中東が混迷を深める理由とは? 黒木英充、鈴木恵美、高橋和夫、萱野稔人、春香クリスティーンが議論(1)
宗派対立の激化
萱野:はい。最初のテーマなんですけれども、今イスラム国がシリア、イラクの領土の中で勢力を今時点では拡大してると言えないかもしれませんけど、大きな勢力を今、まだ保っているということで、先日はリビアでも人質を大量に殺したという映像がアップされてるということで、中東がまた新しい混迷に陥っているんではないかなと思うんですけれども、今の中東の混迷の原因ってそもそもなんなんですか。ここからお伺いしたいんですけれども、まず黒木さん。

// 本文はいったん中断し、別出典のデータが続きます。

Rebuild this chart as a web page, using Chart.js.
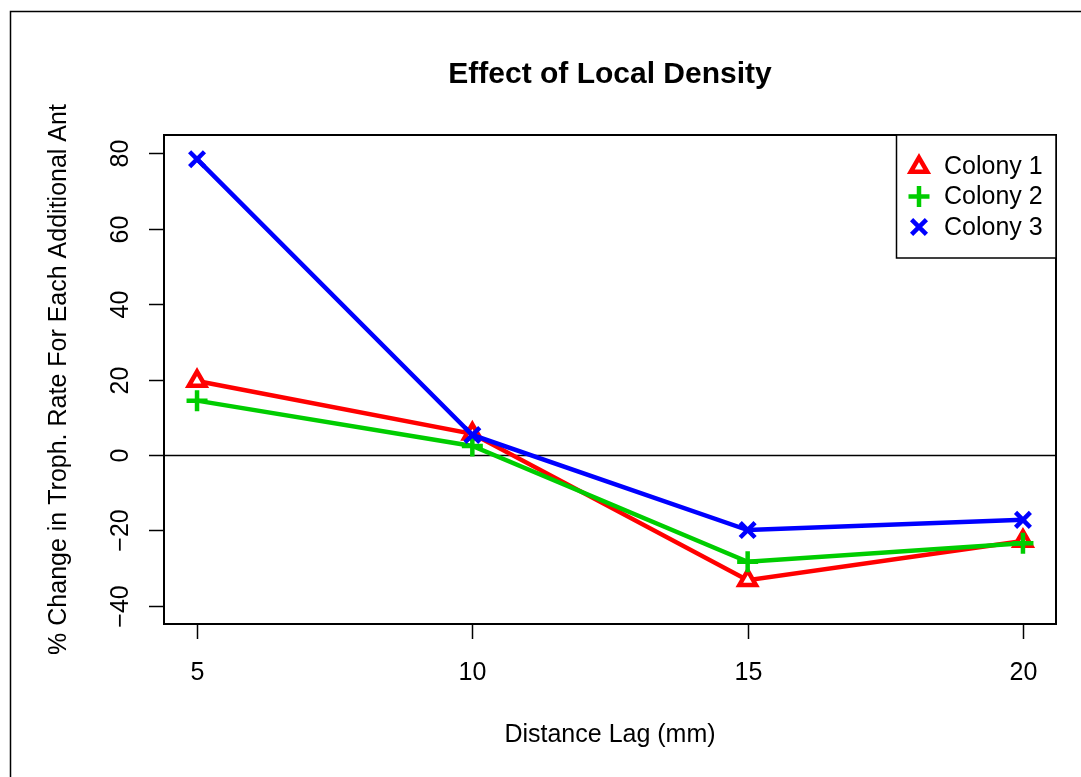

ちょうど今日、今朝ですよね。中東から戻られてきたの。 黒木:はい。 萱野:どちらに行かれてたんですか。 黒木:はい。レバノンのベイルートに行ってました。 萱野:レバノンですか。レバノンと言えば、イスラエルの北側にあって。 黒木:そうですね。 萱野:ヒズボラを抱えているというとこですよね。 黒木:そうです。 萱野:いかがでした。 黒木:1週間ぐらいの滞在だったんですが、地中海に面してまして、もうこの季節になると春爛漫でして、気候はいいし、という感じなんですが。 萱野:本来なら。 黒木:しかし、実際良かったんですが、社会の亀裂と言いましょうか、すぐ隣シリアで、山を1つ、2つ超えるともう戦闘があるわけなんですね。車ですと順調にいけば小1時間ぐらいで行ってしまうような距離なわけです。そういう地域で、しかもレバノンの国軍の兵士自体もまだ人質にそれこそ取られている。で、その家族が私の、うちの大学の研究所がベイルートに現地拠点を持っているんですが、そのすぐ近くに国連関係の建物がありまして、そこで国連に訴えるっていうんで、その家族たちがテントを張って座り込みをしてるんですね。 萱野:人質に取られた人たちの家族。 黒木:兵士の家族たちがですね。それで、それはヌスラ戦線っていうアルカイダ系の民兵組織に、シリアの反政府組織に拘束されてるわけですが、それで、そういう家族たちがいるっていうこともあって、周りが鉄条網で封鎖されたりしまして、うちの事務所の周りもですね。それでそういう、町のそれ、中心部なんですけれどもそういう状況と、それからレバノンは今9カ月にわたってまだ大統領が決められないんですね。空位なわけです。で、そういう要するにこれは中でいろんな駆け引きが続いてるんですけれども、その中でだんだんと社会の基盤が溶けていくんじゃないかっていうような恐れですね。そういうものが人々の間にたまって、充満しているっていう感じがありましたね。 萱野:なるほど。今、例えばイスラム国が支配を広げてる地域っていうのはイラク、それからシリア、あとリビアもこの前ありましたけれども、どこも例えばイラクであれば、政府がなかなか統治を貫徹できない、非常に不安定になっている、で、シリアは内戦、リビアはそこも事実上の内戦になってる。政情不安定なところでイスラム国が勢力を伸ばしているとこがあると思うんですけれども、レバノンもそういった雰囲気というか、政情不安定がまたいろんな反政府組織だとか、テロ組織を生むような雰囲気っていうのがあるんですか。 黒木:地方、地方によって小さい国なんですけれども、実際に一部、旗を、黒い旗を掲げて写真を撮ったりするような、そういうところもあるわけなんですね。ですので、いろいろ火種はあちこちにあるという感じですね。でも、レバノンの人たちは総じてそういったものには非常に強い拒否反応を持ってまして、そういう点では今すぐどうなるっていう、そういう心配はないと思うんですが、しかし、やっぱり人々に不安はあるっていうことですね。 萱野:なるほど。もうちょっと聞きたいんですけれども、その政情不安になっている中東全体。比較的安定しているところもあれば、不安定なところもあると思いますけれども、要因って一言で言えばなんだと思います? 黒木:これは話すと長くなりますが、いろんな形で、今で言うとスンニ派対シーア派っていうこの宗派対立ですね。これが中東全域を覆い尽くしつつあるんですね。その一環としてさまざまな現象が起こっているわけです。 萱野:宗派対立が一番やっぱり根深いっていうことですね。 黒木:そうですね。最初は宗派対立じゃなかったかもしれない。例えばシリアの内戦はそうなんですけれども、だんだんそっちに流れが傾いていって、社会が2つに分極化していくっていう、そういう現象ですね。